[GIVEN EXERCISE]:
Copy the lines of the data below exactly, starting at the first and stopping after the line that contains "from bokeh.resources import INLINE"; include no pictures.

[RAW DATA]:

____

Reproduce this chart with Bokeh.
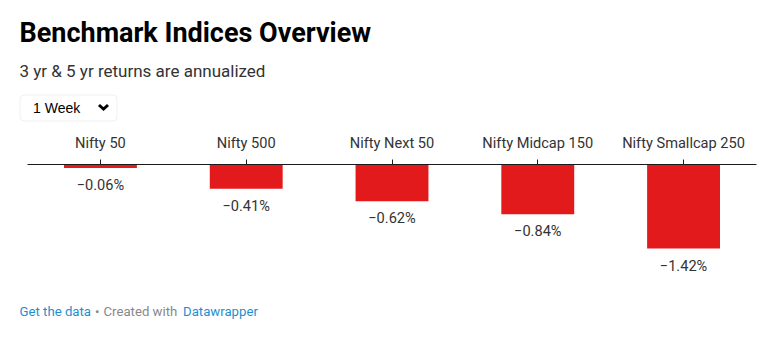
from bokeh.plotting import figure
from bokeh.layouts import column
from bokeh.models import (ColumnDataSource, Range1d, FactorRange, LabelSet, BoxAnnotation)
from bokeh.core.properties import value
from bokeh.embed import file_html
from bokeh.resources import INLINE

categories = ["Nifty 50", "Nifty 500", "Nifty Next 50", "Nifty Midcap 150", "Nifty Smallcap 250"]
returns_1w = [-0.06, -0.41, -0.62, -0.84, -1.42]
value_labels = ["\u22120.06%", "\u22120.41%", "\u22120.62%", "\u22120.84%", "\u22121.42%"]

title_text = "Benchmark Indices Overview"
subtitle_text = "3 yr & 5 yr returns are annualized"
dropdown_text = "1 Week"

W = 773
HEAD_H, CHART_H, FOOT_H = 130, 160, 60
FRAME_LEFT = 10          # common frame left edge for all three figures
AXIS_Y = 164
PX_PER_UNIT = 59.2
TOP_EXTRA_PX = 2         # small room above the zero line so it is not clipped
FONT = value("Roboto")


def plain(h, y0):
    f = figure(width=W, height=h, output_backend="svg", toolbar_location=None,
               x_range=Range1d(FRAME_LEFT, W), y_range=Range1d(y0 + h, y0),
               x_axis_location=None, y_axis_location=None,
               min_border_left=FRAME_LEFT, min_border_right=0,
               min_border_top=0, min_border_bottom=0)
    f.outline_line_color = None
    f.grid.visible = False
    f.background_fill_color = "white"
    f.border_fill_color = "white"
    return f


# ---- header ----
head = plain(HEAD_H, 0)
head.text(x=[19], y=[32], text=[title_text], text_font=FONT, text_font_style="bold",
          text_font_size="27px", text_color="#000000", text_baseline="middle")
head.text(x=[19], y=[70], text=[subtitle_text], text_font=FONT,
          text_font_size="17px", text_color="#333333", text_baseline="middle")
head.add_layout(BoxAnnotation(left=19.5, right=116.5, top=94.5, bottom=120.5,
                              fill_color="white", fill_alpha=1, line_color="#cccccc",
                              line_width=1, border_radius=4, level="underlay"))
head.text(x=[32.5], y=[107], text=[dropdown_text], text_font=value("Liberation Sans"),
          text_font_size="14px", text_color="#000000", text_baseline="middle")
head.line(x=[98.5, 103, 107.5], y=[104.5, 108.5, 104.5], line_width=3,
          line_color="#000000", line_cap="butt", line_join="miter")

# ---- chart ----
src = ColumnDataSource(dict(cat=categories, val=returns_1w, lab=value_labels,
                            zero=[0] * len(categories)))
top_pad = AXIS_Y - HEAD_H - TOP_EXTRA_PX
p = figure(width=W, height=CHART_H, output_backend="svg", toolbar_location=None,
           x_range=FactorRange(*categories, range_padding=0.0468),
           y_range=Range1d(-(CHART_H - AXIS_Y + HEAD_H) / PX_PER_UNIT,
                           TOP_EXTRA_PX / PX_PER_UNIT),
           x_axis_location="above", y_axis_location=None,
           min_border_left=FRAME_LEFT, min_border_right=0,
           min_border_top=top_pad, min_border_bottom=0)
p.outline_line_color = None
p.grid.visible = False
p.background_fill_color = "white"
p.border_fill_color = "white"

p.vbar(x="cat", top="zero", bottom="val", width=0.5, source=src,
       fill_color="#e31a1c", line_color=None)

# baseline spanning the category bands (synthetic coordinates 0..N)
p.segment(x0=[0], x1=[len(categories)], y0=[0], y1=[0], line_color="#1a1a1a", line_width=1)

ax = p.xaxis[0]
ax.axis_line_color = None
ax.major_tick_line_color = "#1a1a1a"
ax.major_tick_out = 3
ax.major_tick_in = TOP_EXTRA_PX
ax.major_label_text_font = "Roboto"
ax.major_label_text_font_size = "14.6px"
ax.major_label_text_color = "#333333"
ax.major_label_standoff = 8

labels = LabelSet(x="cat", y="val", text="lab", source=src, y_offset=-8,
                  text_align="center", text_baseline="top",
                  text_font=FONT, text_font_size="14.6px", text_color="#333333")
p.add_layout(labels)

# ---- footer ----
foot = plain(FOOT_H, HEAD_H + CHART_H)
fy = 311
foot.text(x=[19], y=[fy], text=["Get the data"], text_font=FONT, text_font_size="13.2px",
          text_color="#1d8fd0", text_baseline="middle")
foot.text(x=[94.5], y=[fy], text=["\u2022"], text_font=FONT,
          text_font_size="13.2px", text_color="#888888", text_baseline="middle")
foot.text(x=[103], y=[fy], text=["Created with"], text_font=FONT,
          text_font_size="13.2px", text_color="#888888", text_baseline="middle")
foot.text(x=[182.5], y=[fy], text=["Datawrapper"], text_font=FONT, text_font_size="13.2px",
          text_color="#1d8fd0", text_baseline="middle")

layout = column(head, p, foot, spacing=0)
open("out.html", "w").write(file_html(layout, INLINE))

____

[OUTPUT FOR THIS TASK]:
Reproduce this chart with Bokeh.
from bokeh.plotting import figure
from bokeh.layouts import column
from bokeh.models import (ColumnDataSource, Range1d, FactorRange, LabelSet, BoxAnnotation)
from bokeh.core.properties import value
from bokeh.embed import file_html
from bokeh.resources import INLINE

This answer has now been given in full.